The Onset and Evolution of Early Hominin Meat Consumption (HoMeCo) - The position of Plio-Pleistocene hominins in African paleo-food webs based on nitrogen isotopes in tooth enamel
DFG Project LU 2199/2 (Emmy Noether Program)
Collaborators: A. Martinez-Garcia (MPIC), M. Bamford (ESI and U Witwatersrand), D.R. Braun (George Washington U), R. Bobe and S. Carvalho (Oxford U) and others
The overarching goal of this project is to reconstruct the onset and evolution of meat consumption of Plio-Pleistocene hominins, including species of Australopithecus, Kenyanthropus, Paranthropus and Homo from eastern and southern Africa based on enamel nitrogen isotope data. We will generate stable carbon, nitrogen, and oxygen isotope datasets for early hominins and associated fauna (herbivores, carnivores, and omnivores including non-hominin primates), to assess their feeding ecology. We target key-localities in the East African Rift System and cave deposits in the South African Cradle of Humankind. These sites span over the last 4 million years, a critical period of climate-induced environmental change and hominin (dietary) adaptation.
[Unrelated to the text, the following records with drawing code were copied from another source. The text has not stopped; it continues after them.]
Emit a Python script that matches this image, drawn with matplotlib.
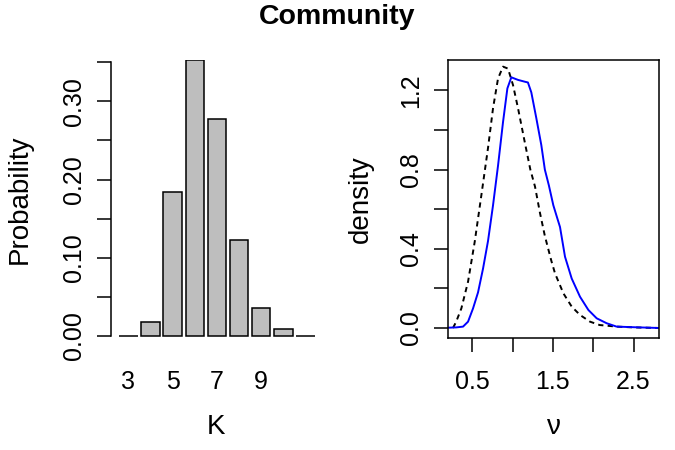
import matplotlib
matplotlib.use("Agg")
import matplotlib.pyplot as plt
import numpy as np

plt.rcParams['font.family'] = ['Liberation Sans', 'DejaVu Sans']

# ---- data ----
K_values = [3, 4, 5, 6, 7, 8, 9, 10, 11]
K_prob = [0.0, 0.0175, 0.184, 0.353, 0.278, 0.123, 0.0354, 0.0085, 0.0]
K_ticklabels = ["3", "5", "7", "9"]
K_tickpos = [3, 5, 7, 9]

nu_post_x = [0.198, 0.30, 0.385, 0.447, 0.509, 0.571, 0.633, 0.695, 0.757, 0.819, 0.881, 0.935,
             0.984, 1.067, 1.15, 1.19, 1.232, 1.294, 1.356, 1.40, 1.45, 1.505, 1.55, 1.588,
             1.65, 1.733, 1.836, 1.94, 2.043, 2.167, 2.29, 2.5, 2.82]
nu_post_y = [0.0015, 0.003, 0.007, 0.032, 0.099, 0.18, 0.30, 0.44, 0.62, 0.82, 1.04, 1.21,
             1.266, 1.253, 1.244, 1.24, 1.19, 1.06, 0.924, 0.80, 0.72, 0.62, 0.56, 0.51,
             0.36, 0.25, 0.158, 0.091, 0.049, 0.024, 0.007, 0.004, 0.0]

nu_prior_x = [0.26, 0.30, 0.364, 0.447, 0.53, 0.612, 0.695, 0.757, 0.819, 0.881, 0.943, 1.005,
              1.067, 1.15, 1.22, 1.278, 1.34, 1.40, 1.48, 1.526, 1.63, 1.733, 1.836, 1.96,
              2.08, 2.29, 2.5, 2.82]
nu_prior_y = [0.0, 0.032, 0.099, 0.234, 0.436, 0.67, 0.91, 1.11, 1.26, 1.32, 1.31, 1.227,
              1.11, 0.94, 0.80, 0.714, 0.58, 0.465, 0.34, 0.276, 0.175, 0.108, 0.066, 0.032,
              0.015, 0.007, 0.003, 0.0]

nu_xticks = [0.5, 1.0, 1.5, 2.0, 2.5]
nu_xticklabels = ["0.5", "", "1.5", "", "2.5"]
nu_yticks = [0.0, 0.2, 0.4, 0.6, 0.8, 1.0, 1.2]
nu_yticklabels = ["0.0", "", "0.4", "", "0.8", "", "1.2"]
prob_yticks = [0.0, 0.05, 0.10, 0.15, 0.20, 0.25, 0.30, 0.35]
prob_yticklabels = ["0.00", "", "0.10", "", "0.20", "", "0.30", ""]

W, H = 675, 450
fig = plt.figure(figsize=(W / 100, H / 100), dpi=100)

def px_axes(x0, x1, y0, y1):
    return fig.add_axes([x0 / W, 1 - y1 / H, (x1 - x0) / W, (y1 - y0) / H])

TICK_FS = 18
LAB_FS = 20
LW = 1.1
CLW = 1.4
TL = 10

# ---- left panel: bar chart ----
ax1 = px_axes(111, 321, 60, 338)
ax1.bar(K_values, K_prob, width=1 / 1.2, color="#BEBEBE", edgecolor="black", linewidth=LW)
ax1.set_xlim(2.219, 11.70)
ax1.set_ylim(-0.00256, 0.35294)
for s in ["top", "right", "bottom"]:
    ax1.spines[s].set_visible(False)
ax1.spines["left"].set_bounds(0, 0.35)
ax1.spines["left"].set_linewidth(LW)
ax1.set_yticks(prob_yticks)
ax1.set_yticklabels(prob_yticklabels, rotation=90, va="center")
ax1.set_xticks(K_tickpos)
ax1.set_xticklabels(K_ticklabels)
ax1.tick_params(axis="y", length=TL, width=LW, labelsize=TICK_FS, pad=8)
ax1.tick_params(axis="x", length=0, labelsize=TICK_FS, pad=23)
ax1.set_xlabel("K", fontsize=LAB_FS, va="center")
ax1.set_ylabel("Probability", fontsize=LAB_FS, va="center")
ax1.xaxis.set_label_coords(0.5, -0.32)
ax1.yaxis.set_label_coords(-0.433, 0.5)

# ---- right panel: densities ----
ax2 = px_axes(448.3, 659.3, 60, 338)
ax2.plot(nu_prior_x, nu_prior_y, color="black", linestyle=(0, (2.7, 2.2)), linewidth=CLW)
ax2.plot(nu_post_x, nu_post_y, color="blue", linewidth=CLW)
ax2.set_xlim(0.202, 2.82)
ax2.set_ylim(-0.0505, 1.3535)
for s in ax2.spines.values():
    s.set_linewidth(LW)
ax2.set_xticks(nu_xticks)
ax2.set_xticklabels(nu_xticklabels)
ax2.set_yticks(nu_yticks)
ax2.set_yticklabels(nu_yticklabels, rotation=90, va="center")
ax2.tick_params(axis="y", length=TL, width=LW, labelsize=TICK_FS, pad=8)
ax2.tick_params(axis="x", length=TL, width=LW, labelsize=TICK_FS, pad=13)
ax2.set_xlabel("\u03bd", fontsize=LAB_FS, va="center")
ax2.set_ylabel("density", fontsize=LAB_FS, va="center")
ax2.xaxis.set_label_coords(0.5, -0.32)
ax2.yaxis.set_label_coords(-0.414, 0.5)

fig.text(337 / W, 1 - 4 / H, "Community", ha="center", va="top", fontsize=20.5, fontweight="bold")

fig.savefig("out.png", dpi=100)
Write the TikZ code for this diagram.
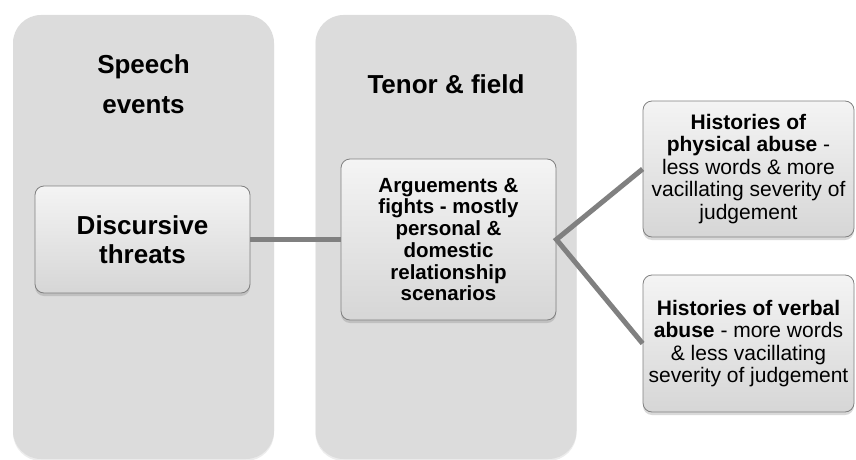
\documentclass[tikz,border=0pt]{standalone}
\usepackage{fontspec}
\setmainfont{Liberation Sans}
\usetikzlibrary{shadows}
\definecolor{colfill}{HTML}{DCDCDC}
\definecolor{linkgray}{HTML}{808080}
\definecolor{boxtop}{HTML}{F4F4F4}
\definecolor{boxbottom}{HTML}{D6D6D6}
\begin{document}
\begin{tikzpicture}[x=1pt, y=-1pt,
  column/.style = {shape=rectangle, rounded corners=28pt, fill=colfill,
    minimum width=261pt, minimum height=444pt, inner sep=0pt,
    drop shadow={opacity=0.15, shadow xshift=0pt, shadow yshift=-2pt}},
  title/.style = {align=center, font=\bfseries\fontsize{26}{40}\selectfont},
  box/.style = {shape=rectangle, rounded corners=9pt, draw=linkgray,
    line width=0.8pt, align=center, inner sep=0pt,
    top color=boxtop, bottom color=boxbottom,
    drop shadow={opacity=0.3, shadow xshift=0pt, shadow yshift=-3pt}},
  link/.style = {draw=linkgray, line width=5pt}]
  \useasboundingbox (0,0) rectangle (856,460);
  % the two columns
  \node[column] (speechcol) at (143.5,237) {};
  \node[column] (tenorcol) at (446,237) {};
  \node[title] (speechtitle) at (143.5,84) {Speech\\events};
  \node[title] (tenortitle) at (446,84) {Tenor \& field};
  % boxes
  \node[box, minimum width=215pt, minimum height=107pt,
    font=\bfseries\fontsize{26}{29}\selectfont] (threats) at (142.5,239.5)
    {Discursive\\threats};
  \node[box, minimum width=215pt, minimum height=161pt,
    font=\bfseries\fontsize{20.5}{21.7}\selectfont] (args) at (448.5,239.5)
    {Arguements \&\\fights - mostly\\personal \&\\domestic\\relationship\\scenarios};
  \node[box, minimum width=211pt, minimum height=136pt,
    font=\fontsize{21}{22.5}\selectfont] (physical) at (748.5,169)
    {\textbf{Histories of}\\\textbf{physical abuse} -\\less words \& more\\vacillating severity of\\judgement};
  \node[box, minimum width=211pt, minimum height=137pt,
    font=\fontsize{21}{22.5}\selectfont] (verbal) at (748.5,343.5)
    {\textbf{Histories of verbal}\\\textbf{abuse} - more words\\\& less vacillating\\severity of judgement};
  % connectors
  \draw[link] (threats.east) -- (args.west);
  \draw[link] (physical.west) -- (args.east) -- (verbal.west);
\end{tikzpicture}
\end{document}
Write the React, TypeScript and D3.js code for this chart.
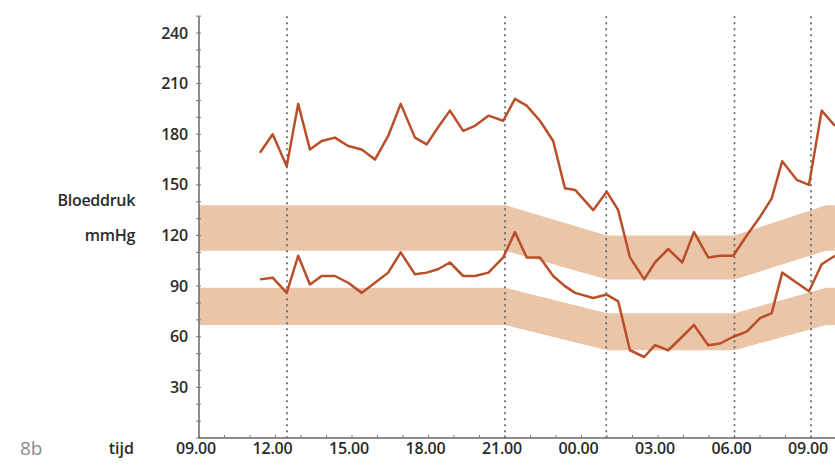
import React from 'react';
import * as d3 from 'd3';

// measurement times in hours (24+ = next day)
const times = [
  11.39, 11.89, 12.44, 12.89, 13.35, 13.81, 14.33, 14.85, 15.38, 15.9,
  16.42, 16.91, 17.47, 17.93, 18.37, 18.84, 19.36, 19.82, 20.35, 20.93,
  21.39, 21.85, 22.37, 22.89, 23.35, 23.75, 24.46, 24.99, 25.44, 25.9,
  26.46, 26.88, 27.4, 27.95, 28.41, 28.97, 29.43, 29.95, 30.48, 31.0,
  31.46, 31.87, 32.44, 32.92, 33.42, 33.94,
];
const systolic = [
  169, 180, 161, 198, 171, 176, 178, 173, 171, 165,
  179, 198, 178, 174, 184, 194, 182, 185, 191, 188,
  201, 197, 188, 176, 148, 147, 135, 146, 135, 107,
  94, 104, 112, 104, 122, 107, 108, 108, 120, 131,
  142, 164, 153, 150, 194, 185,
];
const diastolic = [
  94, 95, 86, 108, 91, 96, 96, 92, 86, 92,
  98, 110, 97, 98, 100, 104, 96, 96, 98, 107,
  122, 107, 107, 96, 90, 86, 83, 85, 81, 52,
  48, 55, 52, 60, 67, 55, 56, 60, 63, 71,
  74, 98, 92, 87, 103, 108,
];

// normal range bands (day / night)
const bandTimes = [9, 21, 25, 30, 33.6, 35];
const sysLow = [111, 111, 94, 94, 111, 111];
const sysHigh = [138, 138, 120, 120, 138, 138];
const diaLow = [67, 67, 52, 52, 67, 67];
const diaHigh = [89, 89, 74, 74, 89, 89];

const markerTimes = [12.45, 21, 24.97, 30, 33];
const xTickLabels = ['09.00', '12.00', '15.00', '18.00', '21.00', '00.00', '03.00', '06.00', '09.00'];
const yTickLabels = [30, 60, 90, 120, 150, 180, 210, 240];

const W = 835;
const H = 466;
const FONT = '"Open Sans", "DejaVu Sans", sans-serif';
const INK = '#2b2b2b';

export default function App() {
  const x = d3.scaleLinear().domain([9, 33]).range([199, 811]);
  const y = d3.scaleLinear().domain([0, 240]).range([438, 33]);
  const yTop = y(250);

  const band = (lo: number[], hi: number[]) =>
    d3.area<number>()
      .x((t) => x(t))
      .y0((_, i) => y(lo[i]))
      .y1((_, i) => y(hi[i]))(bandTimes) ?? '';

  const pts = times.map((t, i) => i);
  const line = (vals: number[]) =>
    d3.line<number>()
      .x((i) => x(times[i]))
      .y((i) => y(vals[i]))(pts) ?? '';

  const hourTicks = d3.range(9, 35, 1);
  const yMinor = d3.range(0, 251, 10);

  return (
    <svg width={W} height={H} style={{ position: 'absolute', left: 0, top: 0, background: '#fff' }}
      fontFamily={FONT}>
      {/* bands */}
      <path d={band(sysLow, sysHigh)} fill="#eac5a7" />
      <path d={band(diaLow, diaHigh)} fill="#eac5a7" />

      {/* event markers */}
      {markerTimes.map((t, i) => (
        <line key={i} x1={x(t)} x2={x(t)} y1={yTop} y2={y(0)}
          stroke="#5f636a" strokeWidth={1.7} strokeDasharray="2,4" />
      ))}

      {/* axes */}
      <line x1={x(9)} x2={x(9)} y1={yTop} y2={y(0)} stroke="#666" strokeWidth={1.5} />
      {yMinor.map((v) => (
        <line key={v} x1={x(9) - 3} x2={x(9) + 2} y1={y(v)} y2={y(v)} stroke="#777" strokeWidth={1} />
      ))}
      <line x1={x(9)} x2={W} y1={y(0)} y2={y(0)} stroke="#666" strokeWidth={1.5} />
      {hourTicks.map((t) => (
        <line key={t} x1={x(t)} x2={x(t)} y1={y(0)} y2={y(0) - 3} stroke="#777" strokeWidth={1} />
      ))}

      {/* lines */}
      <path d={line(systolic)} fill="none" stroke="#b94f2a" strokeWidth={2.5} strokeLinejoin="round" />
      <path d={line(diastolic)} fill="none" stroke="#b94f2a" strokeWidth={2.5} strokeLinejoin="round" />

      {/* y labels */}
      {yTickLabels.map((v) => (
        <text key={v} x={188} y={y(v)} dy="0.35em" textAnchor="end" fontSize={16}
          fontWeight={600} fill={INK} letterSpacing={-0.2}>{v}</text>
      ))}
      <text x={135} y={y(141)} dy="0.35em" textAnchor="end" fontSize={16} fontWeight={600} fill={INK}
        letterSpacing={-0.3}>Bloeddruk</text>
      <text x={135} y={y(120)} dy="0.35em" textAnchor="end" fontSize={16} fontWeight={600} fill={INK}
        letterSpacing={-0.3}>mmHg</text>

      {/* x labels */}
      {xTickLabels.map((s, i) => (
        <text key={i} x={x(9 + i * 3) - 3} y={454} textAnchor="middle" fontSize={16}
          fontWeight={600} fill={INK} letterSpacing={-0.2}>{s}</text>
      ))}
      <text x={134} y={454} textAnchor="end" fontSize={16} fontWeight={600} fill={INK}>tijd</text>
      <text x={20} y={455} fontSize={19} fill="#8a8a8a">8b</text>
    </svg>
  );
}
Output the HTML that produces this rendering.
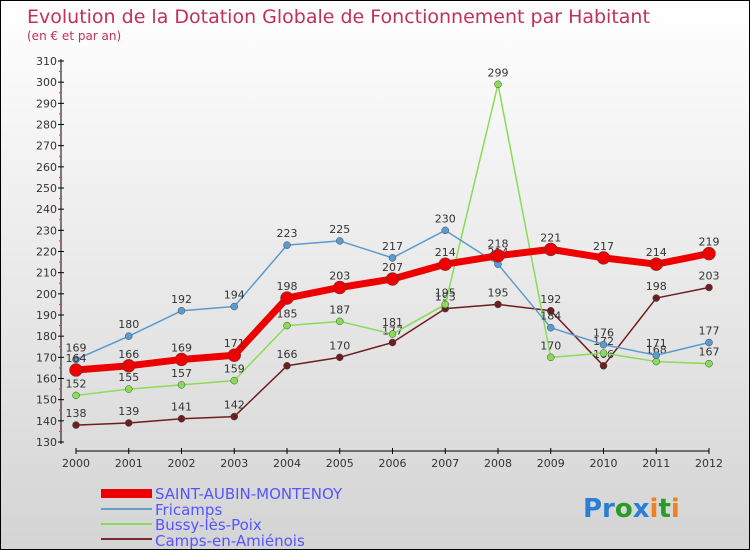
<!DOCTYPE html>
<html><head><meta charset="utf-8"><style>
body{margin:0}
#c{width:748px;height:548px;border:1px solid #000;background:linear-gradient(#fff,#d4d4d4);position:relative;font-family:"DejaVu Sans","Liberation Sans",sans-serif;overflow:hidden}
</style></head><body>
<div id="c">
<svg id="s" width="748" height="548">
<text x="26" y="22" font-size="19" fill="#c0305a">Evolution de la Dotation Globale de Fonctionnement par Habitant</text>
<text x="26" y="39" font-size="12" fill="#c0305a">(en € et par an)</text>
<g id="ax"></g><g id="ser"></g>
<g>
<rect x="100" y="488" width="51" height="9" fill="#e00"/>
<text x="154" y="498" font-size="15" fill="#5555ff">SAINT-AUBIN-MONTENOY</text>
<line x1="100" y1="508" x2="151" y2="508" stroke="#6aa0cc" stroke-width="2"/>
<text x="154" y="514" font-size="15" fill="#5555ff">Fricamps</text>
<line x1="100" y1="523" x2="151" y2="523" stroke="#88dd55" stroke-width="2"/>
<text x="154" y="529" font-size="15" fill="#5555ff">Bussy-lès-Poix</text>
<line x1="100" y1="538" x2="151" y2="538" stroke="#7a2a2a" stroke-width="2"/>
<text x="154" y="545" font-size="15" fill="#5555ff">Camps-en-Amiénois</text>
</g>
<text x="582" y="516" font-size="26" font-weight="bold"><tspan fill="#2a7fd4">Pr</tspan><tspan fill="#2a9a2a">o</tspan><tspan fill="#2a7fd4">x</tspan><tspan fill="#f08020">i</tspan><tspan fill="#2a9a2a">t</tspan><tspan fill="#f08020">i</tspan></text>
</svg></div>
<script>
const years=[2000,2001,2002,2003,2004,2005,2006,2007,2008,2009,2010,2011,2012];
const yTicks=[130,140,150,160,170,180,190,200,210,220,230,240,250,260,270,280,290,300,310];
const saint=[164,166,169,171,198,203,207,214,218,221,217,214,219];
const fricamps=[169,180,192,194,223,225,217,230,214,184,176,171,177];
const bussy=[152,155,157,159,185,187,181,195,299,170,172,168,167];
const camps=[138,139,141,142,166,170,177,193,195,192,166,198,203];
const NS="http://www.w3.org/2000/svg";
const X=i=>75+i*52.75, Y=v=>441-(v-130)*(381/180);
function mk(t,a,p){const e=document.createElementNS(NS,t);for(const k in a)e.setAttribute(k,a[k]);p.appendChild(e);return e;}
const ax=document.getElementById('ax'),ser=document.getElementById('ser');
mk('line',{x1:60,y1:58,x2:60,y2:443,stroke:'#000'},ax);
mk('line',{x1:75,y1:450,x2:708,y2:450,stroke:'#000'},ax);
yTicks.forEach(v=>{mk('line',{x1:57,y1:Y(v),x2:63,y2:Y(v),stroke:'#000'},ax);
 if(v<310)mk('line',{x1:58,y1:Y(v+5),x2:60,y2:Y(v+5),stroke:'#e33'},ax);
 const t=mk('text',{x:56,y:Y(v)+4,'font-size':11,'text-anchor':'end',fill:'#333'},ax);t.textContent=v;
 
 });
years.forEach((y,i)=>{mk('line',{x1:X(i),y1:447,x2:X(i),y2:453,stroke:'#000'},ax);
 const t=mk('text',{x:X(i),y:466,'font-size':11,'text-anchor':'middle',fill:'#333'},ax);t.textContent=y;
 
 });
function series(d,col,w,r,name){
 const g=mk('g',{},ser);
 
 
 mk('polyline',{points:d.map((v,i)=>X(i)+','+Y(v)).join(' '),fill:'none',stroke:col,'stroke-width':w,'stroke-linejoin':'round'},g);
 d.forEach((v,i)=>{const c=mk('circle',{cx:X(i),cy:Y(v),r:r,fill:col,stroke:'#444','stroke-width':0.5},g);
  
  
  const t=mk('text',{x:X(i),y:Y(v)-8,'font-size':11,'text-anchor':'middle',fill:'#333'},g);t.textContent=v;});
}
series(camps,'#6e1e1e',1.5,3.5,'series-camps');
series(bussy,'#88dd55',1.5,3.5,'series-bussy');
series(fricamps,'#5a9bd0',1.5,3.5,'series-fricamps');
series(saint,'#ee0000',7,6.5,'series-saint-aubin');
</script></body></html>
This first fossil enamel N isotope dataset will contribute significantly to our understanding of regional, temporal and taxonomic variation in the dietary behavior of our early ancestors. We will evaluate the onset, evolution and importance of animal resource consumption, as well as the role of dietary flexibility in the extinction and adaptive radiation of early hominin taxa.